The exercise >> Collect every line that includes the string "chart".

Material for the task >>
___
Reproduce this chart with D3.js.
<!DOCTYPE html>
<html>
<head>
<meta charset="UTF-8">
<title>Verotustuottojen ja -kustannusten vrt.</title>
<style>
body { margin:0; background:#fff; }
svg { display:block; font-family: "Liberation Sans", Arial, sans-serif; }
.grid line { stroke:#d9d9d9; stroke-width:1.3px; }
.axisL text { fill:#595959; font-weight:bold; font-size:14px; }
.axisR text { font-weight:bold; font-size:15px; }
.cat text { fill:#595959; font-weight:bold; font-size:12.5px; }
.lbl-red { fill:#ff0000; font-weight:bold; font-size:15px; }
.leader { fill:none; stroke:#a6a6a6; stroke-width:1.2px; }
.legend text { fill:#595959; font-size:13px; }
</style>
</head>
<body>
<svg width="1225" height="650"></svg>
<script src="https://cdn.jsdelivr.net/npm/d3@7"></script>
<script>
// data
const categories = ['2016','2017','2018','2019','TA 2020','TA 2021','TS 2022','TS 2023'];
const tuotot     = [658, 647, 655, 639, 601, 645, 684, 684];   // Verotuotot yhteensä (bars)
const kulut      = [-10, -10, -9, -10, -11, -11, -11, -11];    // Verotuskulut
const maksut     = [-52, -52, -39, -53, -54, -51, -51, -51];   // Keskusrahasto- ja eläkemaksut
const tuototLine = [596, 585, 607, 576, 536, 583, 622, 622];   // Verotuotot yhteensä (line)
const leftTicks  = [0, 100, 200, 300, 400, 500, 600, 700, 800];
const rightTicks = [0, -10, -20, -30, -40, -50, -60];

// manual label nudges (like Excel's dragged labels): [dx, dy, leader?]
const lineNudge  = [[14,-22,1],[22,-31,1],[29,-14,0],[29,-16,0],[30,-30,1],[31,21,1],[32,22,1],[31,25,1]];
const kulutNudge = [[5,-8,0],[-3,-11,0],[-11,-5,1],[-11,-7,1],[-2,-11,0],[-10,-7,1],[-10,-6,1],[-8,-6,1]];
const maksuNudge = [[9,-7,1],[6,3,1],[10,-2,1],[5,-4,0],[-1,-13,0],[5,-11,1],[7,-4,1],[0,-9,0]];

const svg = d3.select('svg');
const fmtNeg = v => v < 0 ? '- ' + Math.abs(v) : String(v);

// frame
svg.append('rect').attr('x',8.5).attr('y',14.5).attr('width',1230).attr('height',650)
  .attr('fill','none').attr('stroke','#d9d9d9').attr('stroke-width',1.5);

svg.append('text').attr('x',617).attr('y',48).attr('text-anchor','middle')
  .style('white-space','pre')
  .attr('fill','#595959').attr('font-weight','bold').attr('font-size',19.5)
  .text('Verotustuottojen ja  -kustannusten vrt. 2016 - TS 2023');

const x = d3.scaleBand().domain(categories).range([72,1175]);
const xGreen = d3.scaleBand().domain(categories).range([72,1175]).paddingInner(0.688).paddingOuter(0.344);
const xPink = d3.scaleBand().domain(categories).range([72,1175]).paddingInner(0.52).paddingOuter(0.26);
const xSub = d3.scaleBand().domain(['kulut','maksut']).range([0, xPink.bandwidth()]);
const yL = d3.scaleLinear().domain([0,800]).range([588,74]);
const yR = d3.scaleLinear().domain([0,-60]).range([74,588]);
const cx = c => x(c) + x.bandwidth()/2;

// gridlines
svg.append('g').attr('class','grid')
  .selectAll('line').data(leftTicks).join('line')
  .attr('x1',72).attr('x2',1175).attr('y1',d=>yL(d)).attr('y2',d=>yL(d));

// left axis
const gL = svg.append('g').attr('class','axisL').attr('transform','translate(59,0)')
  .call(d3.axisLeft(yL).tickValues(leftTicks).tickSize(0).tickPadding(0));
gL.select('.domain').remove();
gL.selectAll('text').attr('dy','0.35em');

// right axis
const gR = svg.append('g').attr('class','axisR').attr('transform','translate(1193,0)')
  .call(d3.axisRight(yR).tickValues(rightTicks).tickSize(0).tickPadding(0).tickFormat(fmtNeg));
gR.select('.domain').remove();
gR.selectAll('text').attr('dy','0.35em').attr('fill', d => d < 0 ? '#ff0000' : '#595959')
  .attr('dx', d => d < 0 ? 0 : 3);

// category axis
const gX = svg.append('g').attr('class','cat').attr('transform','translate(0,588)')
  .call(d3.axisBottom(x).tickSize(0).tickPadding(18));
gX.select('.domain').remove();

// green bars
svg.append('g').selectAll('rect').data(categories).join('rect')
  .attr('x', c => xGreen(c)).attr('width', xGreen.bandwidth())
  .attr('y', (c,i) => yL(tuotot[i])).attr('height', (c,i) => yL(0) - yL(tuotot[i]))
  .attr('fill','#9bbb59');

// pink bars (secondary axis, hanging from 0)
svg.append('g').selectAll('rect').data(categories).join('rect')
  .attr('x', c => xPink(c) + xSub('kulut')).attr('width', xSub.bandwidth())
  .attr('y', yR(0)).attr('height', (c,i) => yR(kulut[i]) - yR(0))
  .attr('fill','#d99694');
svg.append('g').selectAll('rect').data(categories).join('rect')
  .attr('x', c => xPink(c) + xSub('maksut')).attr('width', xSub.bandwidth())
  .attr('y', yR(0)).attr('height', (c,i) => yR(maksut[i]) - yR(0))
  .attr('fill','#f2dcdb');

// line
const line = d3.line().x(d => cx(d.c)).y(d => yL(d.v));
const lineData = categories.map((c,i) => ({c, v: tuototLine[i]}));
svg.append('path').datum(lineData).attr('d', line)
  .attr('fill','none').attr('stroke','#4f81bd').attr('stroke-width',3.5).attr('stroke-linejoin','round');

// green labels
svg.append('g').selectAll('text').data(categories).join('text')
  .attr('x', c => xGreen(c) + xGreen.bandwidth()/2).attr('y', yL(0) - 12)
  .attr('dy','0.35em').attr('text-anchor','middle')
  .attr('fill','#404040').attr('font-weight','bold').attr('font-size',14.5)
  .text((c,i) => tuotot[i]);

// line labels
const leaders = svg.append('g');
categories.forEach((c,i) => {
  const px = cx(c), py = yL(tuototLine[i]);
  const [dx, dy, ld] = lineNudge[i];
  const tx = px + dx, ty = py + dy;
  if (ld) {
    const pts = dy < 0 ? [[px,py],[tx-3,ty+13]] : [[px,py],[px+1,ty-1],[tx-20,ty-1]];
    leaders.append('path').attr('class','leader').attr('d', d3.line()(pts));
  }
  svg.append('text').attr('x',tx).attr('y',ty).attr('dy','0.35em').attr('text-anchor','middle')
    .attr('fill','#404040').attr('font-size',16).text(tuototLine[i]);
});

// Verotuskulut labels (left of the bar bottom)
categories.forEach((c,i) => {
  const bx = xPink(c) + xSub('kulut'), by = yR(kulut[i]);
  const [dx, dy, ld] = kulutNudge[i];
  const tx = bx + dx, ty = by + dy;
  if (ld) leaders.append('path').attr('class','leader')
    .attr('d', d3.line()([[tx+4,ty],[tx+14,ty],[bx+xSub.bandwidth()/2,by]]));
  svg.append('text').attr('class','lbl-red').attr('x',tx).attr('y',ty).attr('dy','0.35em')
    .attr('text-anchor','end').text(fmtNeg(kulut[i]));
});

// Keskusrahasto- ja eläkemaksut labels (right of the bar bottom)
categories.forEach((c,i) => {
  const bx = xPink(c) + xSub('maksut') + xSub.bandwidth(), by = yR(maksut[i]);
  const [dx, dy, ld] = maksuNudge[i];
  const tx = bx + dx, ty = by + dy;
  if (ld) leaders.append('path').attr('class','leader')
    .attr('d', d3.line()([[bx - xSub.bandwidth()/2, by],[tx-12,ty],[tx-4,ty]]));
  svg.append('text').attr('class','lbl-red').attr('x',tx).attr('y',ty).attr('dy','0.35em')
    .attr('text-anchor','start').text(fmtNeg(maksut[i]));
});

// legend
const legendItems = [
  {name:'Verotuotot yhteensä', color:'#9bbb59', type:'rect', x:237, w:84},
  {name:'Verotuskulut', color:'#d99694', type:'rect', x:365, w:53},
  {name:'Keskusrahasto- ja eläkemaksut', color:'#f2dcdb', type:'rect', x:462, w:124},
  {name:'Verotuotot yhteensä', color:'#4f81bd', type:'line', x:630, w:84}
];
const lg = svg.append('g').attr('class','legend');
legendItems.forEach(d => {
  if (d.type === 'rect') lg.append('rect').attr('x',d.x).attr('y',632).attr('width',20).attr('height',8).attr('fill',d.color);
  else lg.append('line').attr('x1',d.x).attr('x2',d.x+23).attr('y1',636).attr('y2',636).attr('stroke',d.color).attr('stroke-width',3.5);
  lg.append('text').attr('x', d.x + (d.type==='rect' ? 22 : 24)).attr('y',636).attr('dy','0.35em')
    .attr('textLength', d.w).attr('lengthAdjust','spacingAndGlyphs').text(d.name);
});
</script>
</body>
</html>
___
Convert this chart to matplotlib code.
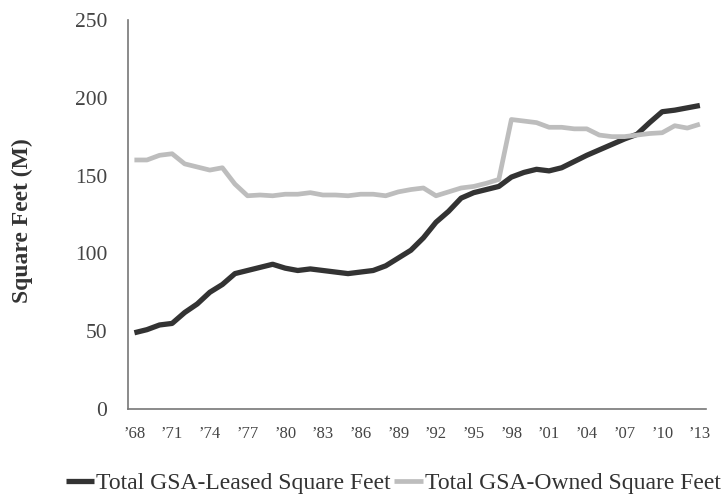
___
Output >>
Reproduce this chart with D3.js.
Convert this chart to matplotlib code.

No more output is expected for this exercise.